Re: Spark2 DataFrameWriter.saveAsTable defaults to external table if path is provided

Posted by Chris Teoh <ch...@gmail.com>.
Hey there,

Could you not just create a managed table using the DDL in Spark SQL and
then written the data frame to the underlying folder or use Spark SQL to do
an insert?

Alternatively try create table as select.
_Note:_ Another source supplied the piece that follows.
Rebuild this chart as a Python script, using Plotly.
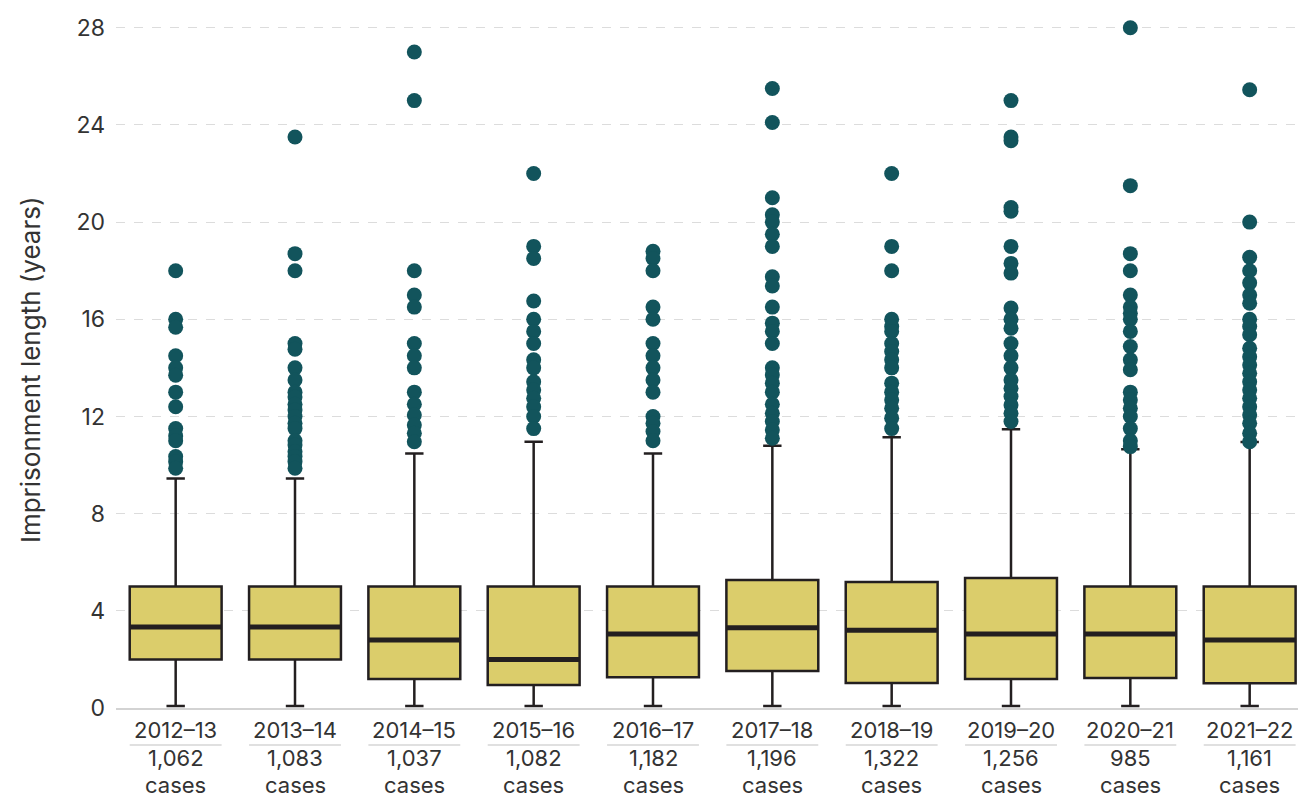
import plotly.graph_objects as go

years = ["2012–13", "2013–14", "2014–15", "2015–16", "2016–17",
         "2017–18", "2018–19", "2019–20", "2020–21", "2021–22"]
cases = ["1,062", "1,083", "1,037", "1,082", "1,182",
         "1,196", "1,322", "1,256", "985", "1,161"]

q1 = [2.0, 2.0, 1.19, 0.95, 1.27, 1.52, 1.03, 1.19, 1.23, 1.02]
median = [3.33, 3.33, 2.8, 2.0, 3.05, 3.3, 3.2, 3.05, 3.05, 2.8]
q3 = [5.0, 5.0, 5.0, 5.0, 5.0, 5.27, 5.19, 5.35, 5.0, 5.0]
lower = [0.08, 0.08, 0.08, 0.08, 0.08, 0.08, 0.08, 0.08, 0.08, 0.08]
upper = [9.45, 9.45, 10.48, 10.96, 10.48, 10.79, 11.14, 11.47, 10.65, 10.95]

outliers = [
    [18.0, 16.0, 15.67, 14.5, 14.0, 13.7, 13.0, 12.4, 11.5, 11.2, 11.0, 10.35, 10.14, 9.87],
    [23.5, 18.7, 18.0, 15.0, 14.77, 14.0, 13.5, 13.0, 12.8, 12.5, 12.27, 12.0, 11.72, 11.5,
     11.0, 10.83, 10.55, 10.35, 10.14, 9.87],
    [27.0, 25.0, 18.0, 17.0, 16.5, 15.0, 14.5, 14.0, 13.0, 12.5, 12.06, 11.65, 11.31, 10.96],
    [22.0, 19.0, 18.5, 16.75, 16.0, 15.5, 15.0, 14.33, 14.0, 13.43, 13.09, 12.75, 12.4, 12.0, 11.5],
    [18.8, 18.5, 18.0, 16.5, 16.0, 15.0, 14.5, 14.0, 13.5, 13.0, 12.0, 11.72, 11.38, 11.0],
    [25.5, 24.1, 21.0, 20.3, 20.0, 19.5, 19.0, 17.75, 17.37, 16.5, 15.84, 15.5, 15.0, 14.0,
     13.71, 13.37, 13.0, 12.5, 12.13, 11.79, 11.44, 11.1],
    [22.0, 19.0, 18.0, 16.0, 15.7, 15.5, 15.0, 14.67, 14.33, 14.0, 13.37, 13.0, 12.68, 12.34,
     11.93, 11.5],
    [25.0, 23.5, 23.35, 20.6, 20.45, 19.0, 18.3, 17.9, 16.46, 16.0, 15.63, 15.0, 14.5, 14.0,
     13.5, 13.16, 12.82, 12.47, 12.13, 11.79],
    [28.0, 21.5, 18.7, 18.0, 17.0, 16.5, 16.25, 16.0, 15.5, 14.88, 14.33, 13.92, 13.0, 12.68,
     12.34, 12.0, 11.5, 11.0, 10.76],
    [25.45, 20.0, 18.55, 18.0, 17.5, 17.0, 16.66, 16.0, 15.7, 15.36, 14.81, 14.46, 14.12, 13.78,
     13.43, 13.09, 12.75, 12.4, 12.06, 11.72, 11.31, 10.96],
]

y_ticks = [0, 4, 8, 12, 16, 20, 24, 28]
y_title = "Imprisonment length (years)"

FONT = "Inter"
TEXT = "#333333"
BOX_FILL = "#dbcd6b"
EDGE = "#231f20"
DOT = "#12545c"
BOX_W = 0.77
X_MIN, X_MAX = -0.5, 9.405

fig = go.Figure()

ox, oy = [], []
for i, vals in enumerate(outliers):
    ox += [i] * len(vals)
    oy += vals
fig.add_trace(go.Scatter(x=ox, y=oy, mode="markers",
                         marker=dict(size=15, color=DOT, line=dict(width=0)),
                         showlegend=False, hoverinfo="y"))

fig.add_trace(go.Box(x=list(range(len(years))), q1=q1, median=median, q3=q3,
                     lowerfence=lower, upperfence=upper,
                     fillcolor=BOX_FILL, line=dict(color=EDGE, width=2.5),
                     whiskerwidth=0.2, width=BOX_W, boxpoints=False,
                     showlegend=False))

mx, my = [], []
for i, m in enumerate(median):
    mx += [i - BOX_W / 2, i + BOX_W / 2, None]
    my += [m, m, None]
fig.add_trace(go.Scatter(x=mx, y=my, mode="lines",
                         line=dict(color=EDGE, width=5),
                         showlegend=False, hoverinfo="skip"))

# category labels (three rows) and separator lines
rows = [(years, -0.0311), (cases, -0.0707), (["cases"] * len(years), -0.1096)]
for labels, ypos in rows:
    for i, t in enumerate(labels):
        fig.add_annotation(x=i, y=ypos, xref="x", yref="paper", text=t,
                           showarrow=False, xanchor="center", yanchor="middle",
                           font=dict(family=FONT, size=22, color=TEXT))
for i in range(len(years)):
    fig.add_shape(type="line", xref="x", yref="paper",
                  x0=i - BOX_W / 2, x1=i + BOX_W / 2, y0=-0.0525, y1=-0.0525,
                  line=dict(color="#d6d6d6", width=1.5))

# y-axis title
fig.add_annotation(x=0, y=0.478, xref="paper", yref="paper", text=y_title,
                   textangle=-90, showarrow=False, xanchor="center", yanchor="middle",
                   xshift=-86, font=dict(family=FONT, size=26, color=TEXT))

fig.update_layout(
    width=1298, height=799,
    margin=dict(l=116, r=0, t=1, b=91),
    plot_bgcolor="white", paper_bgcolor="white",
    font=dict(family=FONT, color=TEXT, size=23),
    xaxis=dict(range=[X_MIN, X_MAX], showticklabels=False, showgrid=False,
               zeroline=False, showline=True, linecolor="#d3d3d3", linewidth=2,
               ticks=""),
    yaxis=dict(range=[0, 29.1], tickvals=y_ticks, showgrid=True,
               gridcolor="#dcdcdc", griddash="dash", gridwidth=1,
               zeroline=False, ticks="", ticklabelstandoff=10,
               tickfont=dict(family=FONT, size=23, color=TEXT)),
)

fig.write_html("out.html", config={"displayModeBar": False},
               post_script="document.body.style.margin='0';document.body.style.overflow='hidden';")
Iirc hive creates managed tables
this way.

I've not confirmed this works but I think that might be worth trying.

I hope that helps.

Kind regards
Chris

On Wed., 13 Feb. 2019, 10:44 pm Horváth Péter Gergely, <
horvath.peter.gergely@gmail.com> wrote:

> Dear All,
>
> I am facing a strange issue with Spark 2.3, where I would like to create a
> MANAGED table out of the content of a DataFrame with the storage path
> overridden.
>
> Apparently, when one tries to create a Hive table via
> DataFrameWriter.saveAsTable, supplying a "path" option causes Spark to
> automatically create an external table.
>
> This demonstrates the behaviour:
>
> scala> val numbersDF = sc.parallelize((1 to 100).toList).toDF("numbers")
> numbersDF: org.apache.spark.sql.DataFrame = [numbers: int]
>
> scala> numbersDF.write.format("orc").saveAsTable("numbers_table1")
>
> scala> spark.sql("describe formatted
> numbers_table1").filter(_.get(0).toString == "Type").show
> +--------+---------+-------+
> |col_name|data_type|comment|
> +--------+---------+-------+
> |    Type|  MANAGED|       |
> +--------+---------+-------+
>
>
> scala> numbersDF.write.format("orc").option("path",
> "/user/foobar/numbers_table_data").saveAsTable("numbers_table2")
>
> scala> spark.sql("describe formatted
> numbers_table2").filter(_.get(0).toString == "Type").show
> +--------+---------+-------+
> |col_name|data_type|comment|
> +--------+---------+-------+
> |    Type| EXTERNAL|       |
> +--------+---------+-------+
>
>
>
> I am wondering if there is any way to force creation of a managed table
> with a custom path (which as far as I know, should be possible via standard
> Hive commands).
>
> I often seem to have the problem that I cannot find the appropriate
> documentation for the option configuration of Spark APIs. Could someone
> please point me to the right direction and tell me where these things are
> documented?
>
> Thanks,
> Peter
>
>